Once again inclement weather prompted a good-hearted soul to go out of their way to press some money upon me. It was a dank, heavily overcast day just above freezing with a mist in the air that had all the vehicles on the road using the interment setting on their wipers.
With no such feature on my glasses I was having to wipe them every so often with a gloved finger. My goretex jacket was dripping water on my pants, but it wasn’t soaking in, rather drying from the heat my legs were generating. Earlier in the day when the temperature was in the twenties, the moisture adhering to my helmet had coagulated into tiny icicles. I noticed an appendage on my visor and was quite surprised to discover what it was when I brushed it off. These were conditions such as I had never experienced before.
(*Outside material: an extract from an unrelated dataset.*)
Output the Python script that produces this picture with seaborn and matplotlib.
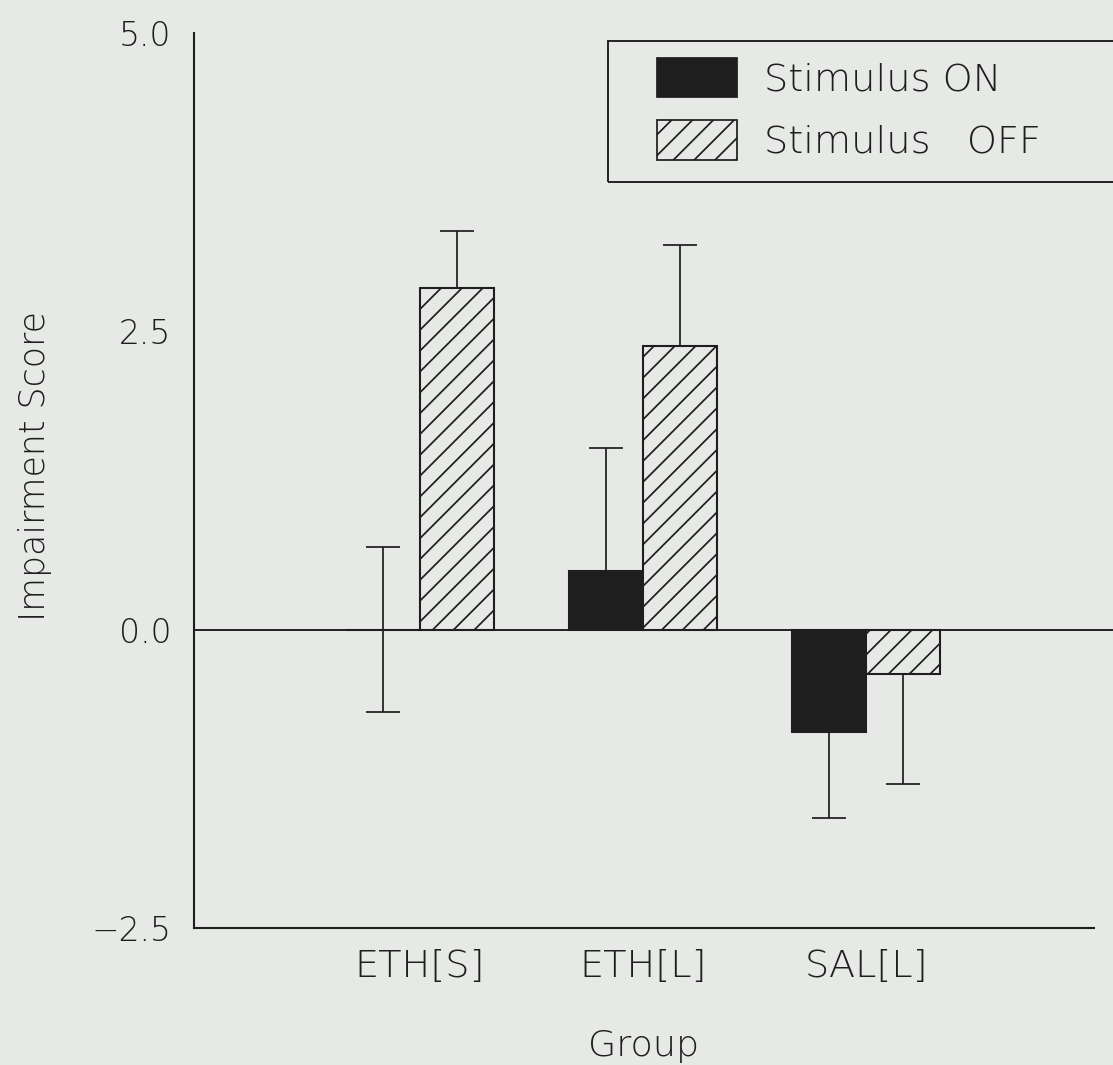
import matplotlib
matplotlib.use("Agg")
import matplotlib.pyplot as plt
import matplotlib.patches as mpatches
import seaborn as sns
import pandas as pd

groups = ["ETH[S]", "ETH[L]", "SAL[L]"]
stim_levels = ["Stimulus ON", "Stimulus   OFF"]
on_mean = [0.0, 0.49, -0.86]
on_err = [0.69, 1.03, 0.72]
off_mean = [2.86, 2.38, -0.37]
off_err = [0.48, 0.84, 0.92]

BG = "#e6e9e5"
INK = "#1e1e1e"

sns.set_style("white")
plt.rcParams["font.family"] = ["DejaVu Sans"]
plt.rcParams["font.weight"] = "light"
plt.rcParams["axes.labelweight"] = "light"
plt.rcParams["hatch.linewidth"] = 1.0
plt.rcParams["hatch.color"] = INK

df = pd.DataFrame({
    "group": groups * 2,
    "stimulus": [stim_levels[0]] * 3 + [stim_levels[1]] * 3,
    "score": on_mean + off_mean,
})

fig = plt.figure(figsize=(1113 / 125, 1065 / 125), dpi=125, facecolor=BG)
ax = fig.add_axes([194 / 1113, 1 - 928 / 1065, 900 / 1113, 895 / 1065])
ax.set_facecolor(BG)

sns.barplot(data=df, x="group", y="score", hue="stimulus", hue_order=stim_levels,
            order=groups, palette={stim_levels[0]: INK, stim_levels[1]: BG},
            width=0.664, errorbar=None, edgecolor=INK, linewidth=1.2,
            saturation=1, ax=ax)

for bar in ax.containers[1]:
    bar.set_hatch("//")

# one-sided error bars, drawn away from zero (both ways when the mean is zero)
for cont, means, errs in zip(ax.containers, [on_mean, off_mean], [on_err, off_err]):
    xs = [b.get_x() + b.get_width() / 2 for b in cont]
    lo = [e if m <= 0 else 0 for m, e in zip(means, errs)]
    hi = [e if m >= 0 else 0 for m, e in zip(means, errs)]
    ax.errorbar(xs, means, yerr=[lo, hi], fmt="none", ecolor=INK,
                elinewidth=1.0, capsize=10, capthick=1.0, zorder=3)

ax.axhline(0, xmin=0, xmax=1.03, color=INK, linewidth=1.1, clip_on=False, zorder=2)

ax.set_xlim(-1.013, 3.022)
ax.set_ylim(-2.5, 5.0)
ax.set_yticks([-2.5, 0.0, 2.5, 5.0])
ax.set_yticklabels(["\u22122.5", "0.0", "2.5", "5.0"])

for s in ["top", "right"]:
    ax.spines[s].set_visible(False)
for s in ["left", "bottom"]:
    ax.spines[s].set_color(INK)
    ax.spines[s].set_linewidth(1.2)

ax.tick_params(axis="y", direction="in", length=9, width=1.1, color=INK,
               labelsize=19, labelcolor=INK, pad=13)
ax.tick_params(axis="x", length=0, labelsize=22, labelcolor=INK, pad=12)

ax.set_xlabel("Group", fontsize=21, color=INK, labelpad=26)
ax.set_ylabel("Impairment Score", fontsize=20, color=INK)
ax.yaxis.set_label_coords(-0.158, 0.516)

ax.get_legend().remove()
handles = [
    mpatches.Patch(facecolor=INK, edgecolor=INK, linewidth=1.0),
    mpatches.Patch(facecolor=BG, edgecolor=INK, linewidth=1.0, hatch="//"),
]
fig.legend(handles, stim_levels, loc="upper left",
           bbox_to_anchor=(657 / 1113, 1 - 58 / 1065), frameon=False,
           fontsize=22, labelcolor=INK, borderpad=0, borderaxespad=0,
           handlelength=2.1, handleheight=1.2, handletextpad=0.7,
           labelspacing=0.6)

frame = mpatches.Rectangle((608 / 1113, 1 - 182 / 1065), 0.6, 141 / 1065,
                           transform=fig.transFigure, fill=False,
                           edgecolor=INK, linewidth=1.1)
fig.patches.append(frame)

fig.savefig("out.png", dpi=125, facecolor=BG)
Mid-morning a motorist pulled off onto the shoulder ahead of me and a middle-aged woman hopped out of the car and held out a ten dollar bill for me. “Here, take this,” she said. “Treat yourself to something nice.”
When I checked the weather forecast a little later using the WiFi at a Taco Bell, it didn’t say anything about rain in the hourly forecast, just cloudy and cold. The moisture in the air was considered fog, not rain, as it wasn’t actually falling. The road was more dry than wet, so my tires weren’t spraying me with water. I was damp, not soaked, but I needed the air to clear so I could dry if I were to camp, as my gear certainly wasn’t going to dry in the tent with the temperature falling below freezing when night came.
At four-thirty I came to the small town of Goldthwaite at a cross roads of two highways. It had two non-chain motels. I passed up the first one as it was so unexpected and I hadn’t made the mental commitment yet to not camp. As I pedaled on I feared that might have been a mistake and I ought to turn back. But I kept going.
When I came upon a second motel a mile later and saw the road ahead disappearing into a thick, low-hanging cloud cover, I opted not to risk pushing on, as it could be my last chance for a dry place for the night. It was Indian-run and the owner said the other motel had an Indian proprietor as well, though they didn’t speak. There could be a movie in that, but I didn’t pursue it.
My early halt left me eighty-five miles from Belton and its Carnegie, a little further away than I cared to be if I wanted to safely reach it the next day before dark and have time to find a place to camp, but it was more important not to be in a tent full of damp clothes. I hated to quit riding with two hours of light left and lose the pleasure of the tent, as finding a place to camp is much, much more preferable than retreating into a motel, but I am becoming somewhat used to it on this trip.
It was a joy to behold a clear sky becoming illuminated by the rising sun the next morning. It was below freezing when I set out so I was a bit wary of black ice. There was no traffic early on a Sunday morning so I could ride in the middle of my lane, which had a slight hump to it, which whatever water might have collected would have drained off of. After an hour when the sun had risen high enough to melt what film of ice there might be I could relax and ride with some vigor. Even early a row of wind generators pointing towards me were slowly turning, indicating I had a bit of a tailwind. This was hill country, so all the climbing kept my average speed to around twelve miles per hour, but twelve would get me to Belton in adequate time.
Now it’s on to Louisiana, where I’ll drop by its two westernermost Carnegies and complete that state. My route will take me by two Texas Carnegies that Janina and I visited in 2014 on our way to Greg in Dallas. It fills me with great anticipation, as they are still vivid in my memory eight years on.